━━━ Given material
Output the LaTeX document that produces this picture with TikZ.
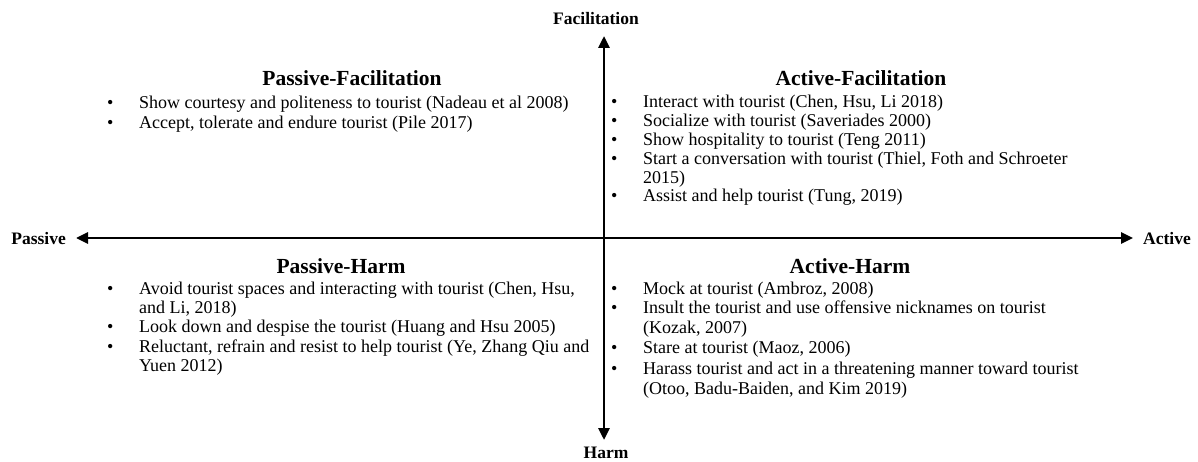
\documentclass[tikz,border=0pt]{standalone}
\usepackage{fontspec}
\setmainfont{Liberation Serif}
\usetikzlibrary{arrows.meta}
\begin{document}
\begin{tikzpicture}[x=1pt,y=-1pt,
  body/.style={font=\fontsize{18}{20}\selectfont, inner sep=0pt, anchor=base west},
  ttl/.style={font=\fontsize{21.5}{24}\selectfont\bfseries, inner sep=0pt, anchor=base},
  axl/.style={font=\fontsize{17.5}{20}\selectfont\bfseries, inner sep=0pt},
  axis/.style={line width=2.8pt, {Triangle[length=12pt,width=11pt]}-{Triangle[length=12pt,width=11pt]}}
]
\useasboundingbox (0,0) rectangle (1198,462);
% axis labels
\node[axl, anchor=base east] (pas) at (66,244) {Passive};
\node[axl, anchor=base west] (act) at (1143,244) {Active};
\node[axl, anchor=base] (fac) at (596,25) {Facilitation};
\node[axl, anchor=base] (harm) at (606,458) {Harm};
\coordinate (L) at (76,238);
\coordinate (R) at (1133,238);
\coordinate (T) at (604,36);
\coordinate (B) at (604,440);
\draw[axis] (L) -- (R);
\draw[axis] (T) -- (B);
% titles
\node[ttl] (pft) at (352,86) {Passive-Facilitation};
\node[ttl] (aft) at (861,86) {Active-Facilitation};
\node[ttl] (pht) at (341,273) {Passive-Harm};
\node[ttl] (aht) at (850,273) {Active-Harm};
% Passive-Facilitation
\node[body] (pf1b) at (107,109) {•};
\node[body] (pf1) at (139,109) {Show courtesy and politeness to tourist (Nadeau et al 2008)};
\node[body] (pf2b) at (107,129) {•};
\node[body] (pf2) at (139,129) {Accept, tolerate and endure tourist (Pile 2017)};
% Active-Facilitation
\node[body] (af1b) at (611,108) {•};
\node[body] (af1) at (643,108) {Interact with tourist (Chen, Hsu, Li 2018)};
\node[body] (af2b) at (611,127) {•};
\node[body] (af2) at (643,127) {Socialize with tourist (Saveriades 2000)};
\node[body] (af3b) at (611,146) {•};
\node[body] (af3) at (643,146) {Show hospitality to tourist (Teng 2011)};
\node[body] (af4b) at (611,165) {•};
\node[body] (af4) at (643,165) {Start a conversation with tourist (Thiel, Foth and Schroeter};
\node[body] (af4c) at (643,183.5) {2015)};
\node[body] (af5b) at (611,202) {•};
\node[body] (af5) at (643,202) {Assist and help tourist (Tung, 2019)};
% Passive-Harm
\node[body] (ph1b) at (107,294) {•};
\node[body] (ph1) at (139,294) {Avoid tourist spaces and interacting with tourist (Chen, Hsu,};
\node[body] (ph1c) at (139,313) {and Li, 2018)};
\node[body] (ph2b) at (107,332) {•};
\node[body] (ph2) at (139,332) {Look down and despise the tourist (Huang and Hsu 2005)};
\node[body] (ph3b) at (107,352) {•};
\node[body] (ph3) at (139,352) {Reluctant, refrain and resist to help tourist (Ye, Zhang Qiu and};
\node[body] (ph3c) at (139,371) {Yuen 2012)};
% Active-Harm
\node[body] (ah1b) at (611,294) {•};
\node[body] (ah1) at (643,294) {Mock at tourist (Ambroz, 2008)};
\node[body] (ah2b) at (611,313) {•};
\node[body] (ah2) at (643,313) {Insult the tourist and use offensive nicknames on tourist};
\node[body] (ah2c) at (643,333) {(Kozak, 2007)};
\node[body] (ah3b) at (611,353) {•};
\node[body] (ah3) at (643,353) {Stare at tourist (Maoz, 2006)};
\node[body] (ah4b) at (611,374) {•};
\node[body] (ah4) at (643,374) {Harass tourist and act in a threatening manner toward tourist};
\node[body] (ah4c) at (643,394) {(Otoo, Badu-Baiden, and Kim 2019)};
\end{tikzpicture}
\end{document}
━━━━━━
Problem requirements ::
Could you repeat all of the material exactly? Pictures should not be copied.

Solution for this exercise ::
Output the LaTeX document that produces this picture with TikZ.
\documentclass[tikz,border=0pt]{standalone}
\usepackage{fontspec}
\setmainfont{Liberation Serif}
\usetikzlibrary{arrows.meta}
\begin{document}
\begin{tikzpicture}[x=1pt,y=-1pt,
  body/.style={font=\fontsize{18}{20}\selectfont, inner sep=0pt, anchor=base west},
  ttl/.style={font=\fontsize{21.5}{24}\selectfont\bfseries, inner sep=0pt, anchor=base},
  axl/.style={font=\fontsize{17.5}{20}\selectfont\bfseries, inner sep=0pt},
  axis/.style={line width=2.8pt, {Triangle[length=12pt,width=11pt]}-{Triangle[length=12pt,width=11pt]}}
]
\useasboundingbox (0,0) rectangle (1198,462);
% axis labels
\node[axl, anchor=base east] (pas) at (66,244) {Passive};
\node[axl, anchor=base west] (act) at (1143,244) {Active};
\node[axl, anchor=base] (fac) at (596,25) {Facilitation};
\node[axl, anchor=base] (harm) at (606,458) {Harm};
\coordinate (L) at (76,238);
\coordinate (R) at (1133,238);
\coordinate (T) at (604,36);
\coordinate (B) at (604,440);
\draw[axis] (L) -- (R);
\draw[axis] (T) -- (B);
% titles
\node[ttl] (pft) at (352,86) {Passive-Facilitation};
\node[ttl] (aft) at (861,86) {Active-Facilitation};
\node[ttl] (pht) at (341,273) {Passive-Harm};
\node[ttl] (aht) at (850,273) {Active-Harm};
% Passive-Facilitation
\node[body] (pf1b) at (107,109) {•};
\node[body] (pf1) at (139,109) {Show courtesy and politeness to tourist (Nadeau et al 2008)};
\node[body] (pf2b) at (107,129) {•};
\node[body] (pf2) at (139,129) {Accept, tolerate and endure tourist (Pile 2017)};
% Active-Facilitation
\node[body] (af1b) at (611,108) {•};
\node[body] (af1) at (643,108) {Interact with tourist (Chen, Hsu, Li 2018)};
\node[body] (af2b) at (611,127) {•};
\node[body] (af2) at (643,127) {Socialize with tourist (Saveriades 2000)};
\node[body] (af3b) at (611,146) {•};
\node[body] (af3) at (643,146) {Show hospitality to tourist (Teng 2011)};
\node[body] (af4b) at (611,165) {•};
\node[body] (af4) at (643,165) {Start a conversation with tourist (Thiel, Foth and Schroeter};
\node[body] (af4c) at (643,183.5) {2015)};
\node[body] (af5b) at (611,202) {•};
\node[body] (af5) at (643,202) {Assist and help tourist (Tung, 2019)};
% Passive-Harm
\node[body] (ph1b) at (107,294) {•};
\node[body] (ph1) at (139,294) {Avoid tourist spaces and interacting with tourist (Chen, Hsu,};
\node[body] (ph1c) at (139,313) {and Li, 2018)};
\node[body] (ph2b) at (107,332) {•};
\node[body] (ph2) at (139,332) {Look down and despise the tourist (Huang and Hsu 2005)};
\node[body] (ph3b) at (107,352) {•};
\node[body] (ph3) at (139,352) {Reluctant, refrain and resist to help tourist (Ye, Zhang Qiu and};
\node[body] (ph3c) at (139,371) {Yuen 2012)};
% Active-Harm
\node[body] (ah1b) at (611,294) {•};
\node[body] (ah1) at (643,294) {Mock at tourist (Ambroz, 2008)};
\node[body] (ah2b) at (611,313) {•};
\node[body] (ah2) at (643,313) {Insult the tourist and use offensive nicknames on tourist};
\node[body] (ah2c) at (643,333) {(Kozak, 2007)};
\node[body] (ah3b) at (611,353) {•};
\node[body] (ah3) at (643,353) {Stare at tourist (Maoz, 2006)};
\node[body] (ah4b) at (611,374) {•};
\node[body] (ah4) at (643,374) {Harass tourist and act in a threatening manner toward tourist};
\node[body] (ah4c) at (643,394) {(Otoo, Badu-Baiden, and Kim 2019)};
\end{tikzpicture}
\end{document}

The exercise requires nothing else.